Characteristics of the “Angry Young Man”

The “Angry Young Man” was a cultural and dramatic figure that emerged in 1950s post-war Britain. This character represented disillusioned, working- or lower-middle-class men who felt alienated by the establishment, the class system, and the lack of meaningful change in society. Jimmy Porter in John Osborne’s Look Back in Anger is the quintessential example.

Key characteristics include:

  • **Emotional volatility**
  • **Intellectualism without opportunity**
  • **Frustration with traditional institutions** (like marriage, religion, or government)
  • A deep sense of **betrayal by post-war political promises**

These men were often educated but unable to translate that into upward mobility. They resented the apathy of the middle class and the power of the elite.

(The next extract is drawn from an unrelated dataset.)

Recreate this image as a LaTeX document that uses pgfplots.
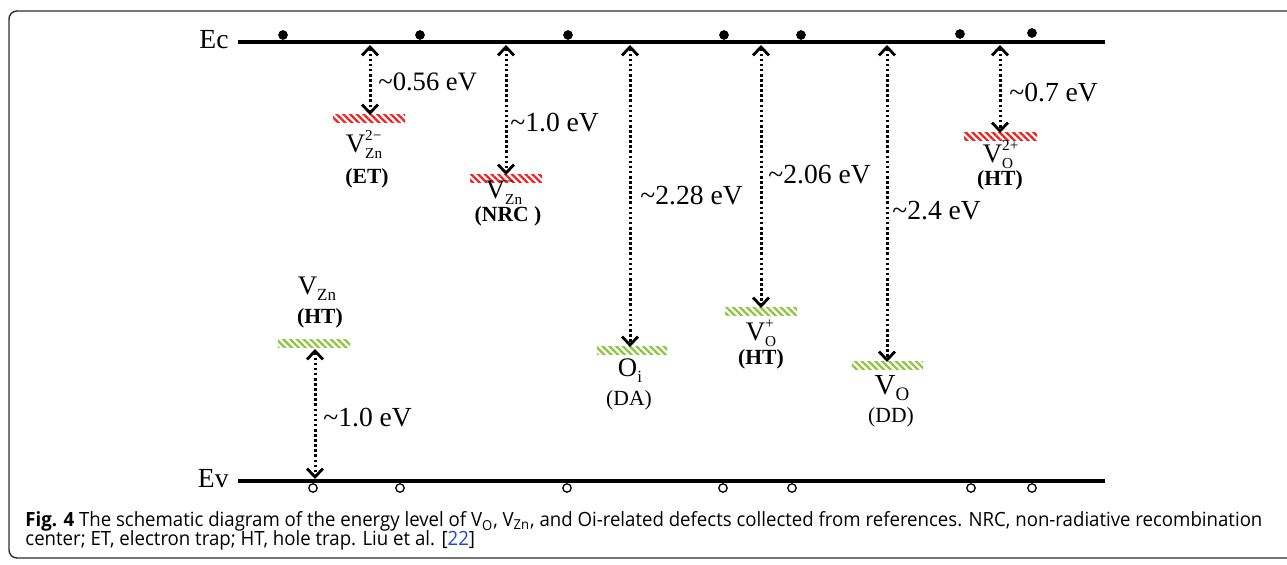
\documentclass[border=0pt]{standalone}
\usepackage{fontspec}
\setmainfont{Liberation Serif}
\newfontfamily\capfont{Open Sans}
\usepackage{graphicx}
\usepackage{pgfplots}
\pgfplotsset{compat=1.18}
\usetikzlibrary{arrows.meta,patterns.meta}
\definecolor{hred}{RGB}{240,34,34}
\definecolor{hgreen}{RGB}{140,198,63}
\definecolor{linkblue}{RGB}{38,70,200}
\definecolor{framec}{RGB}{45,45,45}
\newcommand{\lab}{\fontsize{13.8}{15}\selectfont}
\newcommand{\nam}{\fontsize{13.4}{15}\selectfont}
\newcommand{\tag}{\fontsize{10.8}{12}\selectfont}
\newcommand{\dfc}[3]{V\rlap{\raisebox{6.3pt}{\fontsize{7.6}{8}\selectfont #3}}\raisebox{-2.8pt}{\fontsize{7.6}{8}\selectfont #2}}
\newsavebox\capone
\newlength\capw
\begin{document}
\sbox\capone{\capfont\fontsize{9.8}{11}\selectfont\textbf{Fig. 4} The schematic diagram of the energy level of V\textsubscript{O}, V\textsubscript{Zn}, and Oi-related defects collected from references. NRC, non-radiative recombination}%
\setlength\capw{\wd\capone}%
\pgfmathsetmacro\capsx{618.5pt/\capw}%
\begin{tikzpicture}
\begin{axis}[
  scale only axis, width=643.5pt, height=282.5pt,
  xmin=0, xmax=1287, ymin=0, ymax=565, y dir=reverse,
  hide axis, clip=false,
  darr/.style={black, line width=1.5pt, dash pattern=on 1.3pt off 1.25pt,
    arrows={Straight Barb[length=4.2pt,width=8pt,line width=1.4pt]-Straight Barb[length=4.2pt,width=8pt,line width=1.4pt]}},
  rhatch/.style={draw=none, pattern={Lines[angle=-45,distance=2.4pt,line width=1.15pt]}, pattern color=hred},
  ghatch/.style={draw=none, pattern={Lines[angle=-45,distance=2.4pt,line width=1.15pt]}, pattern color=hgreen},
]
\coordinate (bl) at (axis cs:0,565);
\coordinate (tr) at (axis cs:1287,0);
% band edges
\addplot[black, line width=1.6pt] coordinates {(238,42) (1105,42)};
\addplot[black, line width=1.6pt] coordinates {(238,481) (1105,481)};
% electrons and holes
\addplot[only marks, mark=*, mark size=2.2pt, black] coordinates {(283,35) (420,35) (568,35) (724,35) (801,35) (960,34) (1032,33)};
\addplot[only marks, mark=o, mark size=2.1pt, black, mark options={line width=0.65pt}] coordinates {(313,488) (400,488) (567,488) (723,488) (792,488) (971,488) (1032,488)};
% hatched levels
\addplot[rhatch] coordinates {(333,115) (405,115) (405,123) (333,123) (333,115)};
\addplot[rhatch] coordinates {(470,175) (542,175) (542,183) (470,183) (470,175)};
\addplot[ghatch] coordinates {(597,347) (667,347) (667,355) (597,355) (597,347)};
\addplot[ghatch] coordinates {(725,308) (797,308) (797,316) (725,316) (725,308)};
\addplot[ghatch] coordinates {(852,362) (923,362) (923,370) (852,370) (852,362)};
\addplot[rhatch] coordinates {(964,133) (1037,133) (1037,141) (964,141) (964,133)};
\addplot[ghatch] coordinates {(278,340) (350,340) (350,348) (278,348) (278,340)};
% arrows
\addplot[darr] coordinates {(370,45) (370,115)};
\addplot[darr] coordinates {(506,45) (506,175)};
\addplot[darr] coordinates {(630,45) (630,347)};
\addplot[darr] coordinates {(761,45) (761,308)};
\addplot[darr] coordinates {(887,45) (887,362)};
\addplot[darr] coordinates {(1000,45) (1000,133)};
\addplot[darr] coordinates {(315,349) (315,479)};
% band labels
\node[anchor=base east, inner sep=0] at (axis cs:229,49) {\lab Ec};
\node[anchor=base east, inner sep=0] at (axis cs:229,488) {\lab Ev};
% energies
\node[anchor=west, inner sep=0] at (axis cs:378,82) {\fontsize{13.3}{15}\selectfont\textasciitilde0.56 eV};
\node[anchor=west, inner sep=0] at (axis cs:510,123) {\lab\textasciitilde1.0 eV};
\node[anchor=west, inner sep=0] at (axis cs:640,196) {\lab\textasciitilde2.28 eV};
\node[anchor=west, inner sep=0] at (axis cs:768,175) {\lab\textasciitilde2.06 eV};
\node[anchor=west, inner sep=0] at (axis cs:892,211) {\lab\textasciitilde2.4 eV};
\node[anchor=west, inner sep=0] at (axis cs:1009,93) {\lab\textasciitilde0.7 eV};
\node[anchor=west, inner sep=0] at (axis cs:323,418) {\lab\textasciitilde1.0 eV};
% defect names
\node[anchor=base, inner sep=0] at (axis cs:364,153) {\nam\dfc{V}{Zn}{2−}};
\node[anchor=base, inner sep=0] at (axis cs:367,184) {\tag\textbf{(ET)}};
\node[anchor=base, inner sep=0] at (axis cs:504,199) {\nam\dfc{V}{Zn}{−}};
\node[anchor=base, inner sep=0] at (axis cs:508,222) {\tag\textbf{(NRC )}};
\node[anchor=base, inner sep=0] at (axis cs:630,377) {\nam O\raisebox{-2.8pt}{\fontsize{8.5}{9}\selectfont i}};
\node[anchor=base, inner sep=0] at (axis cs:629,406) {\tag (DA)};
\node[anchor=base, inner sep=0] at (axis cs:761,341) {\nam\dfc{V}{O}{+}};
\node[anchor=base, inner sep=0] at (axis cs:761,365) {\tag\textbf{(HT)}};
\node[anchor=base, inner sep=0] at (axis cs:892,395) {\fontsize{14.5}{16}\selectfont V\raisebox{-2.8pt}{\fontsize{9.5}{10}\selectfont O}};
\node[anchor=base, inner sep=0] at (axis cs:891,423) {\tag (DD)};
\node[anchor=base, inner sep=0] at (axis cs:998,163) {\nam\dfc{V}{O}{2+}};
\node[anchor=base, inner sep=0] at (axis cs:1000,186) {\tag\textbf{(HT)}};
\node[anchor=base, inner sep=0] at (axis cs:317,295) {\nam V\raisebox{-2.8pt}{\fontsize{8.5}{9}\selectfont Zn}};
\node[anchor=base, inner sep=0] at (axis cs:320,324) {\tag\textbf{(HT)}};
% caption
\node[anchor=base west, inner sep=0] at (axis cs:25,527) {\scalebox{\capsx}[1]{\usebox\capone}};
\node[anchor=base west, inner sep=0] at (axis cs:25,546) {\scalebox{\capsx}[1]{\capfont\fontsize{9.8}{11}\selectfont center; ET, electron trap; HT, hole trap. Liu et al. [{\color{linkblue}22}]}};
% frame
\draw[framec, line width=0.7pt, rounded corners=4pt] (axis cs:1295,11) -- (axis cs:9,11) -- (axis cs:9,558) -- (axis cs:1295,558);
\end{axis}
\pgfresetboundingbox
\useasboundingbox (bl) rectangle (tr);
\end{tikzpicture}
\end{document}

Their anger wasn’t just personal—it reflected a generational rebellion against hypocrisy, emotional repression, and class barriers. These characters marked a new, raw **realism** in British drama, rejecting polished, elite-focused theatre for something more grounded and confrontational.

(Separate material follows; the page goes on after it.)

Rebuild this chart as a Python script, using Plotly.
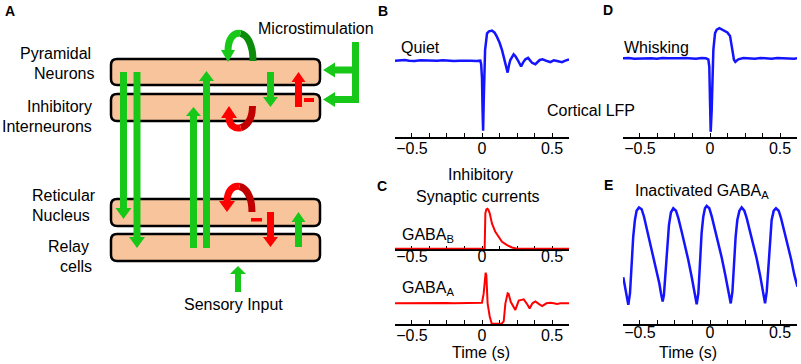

Blending Classical & Contemporary Themes in Drama

Modern playwrights successfully blended classical elements with contemporary themes by adapting traditional forms to modern concerns. For example, **T.S. Eliot** incorporated Greek-style chorus and religious ritual in Murder in the Cathedral, while addressing modern dilemmas like political compromise and martyrdom.

Similarly, **W.B. Yeats** used myth, symbolism, and stylized dialogue drawn from classical drama, but to explore Irish identity and nationalism. **George Bernard Shaw**, influenced by classical rationalism, used Socratic dialogue and moral debates in his plays, but with a focus on modern issues such as gender roles and socialism.

These playwrights used classical structure—such as **unity of action**, **tragic heroism**, and **moral conflict**—while integrating modern topics like **class struggle**, **existential doubt**, and **psychological realism**. By doing so, they revitalized the dramatic form, bridging the past with the present and making ancient techniques relevant to contemporary audiences.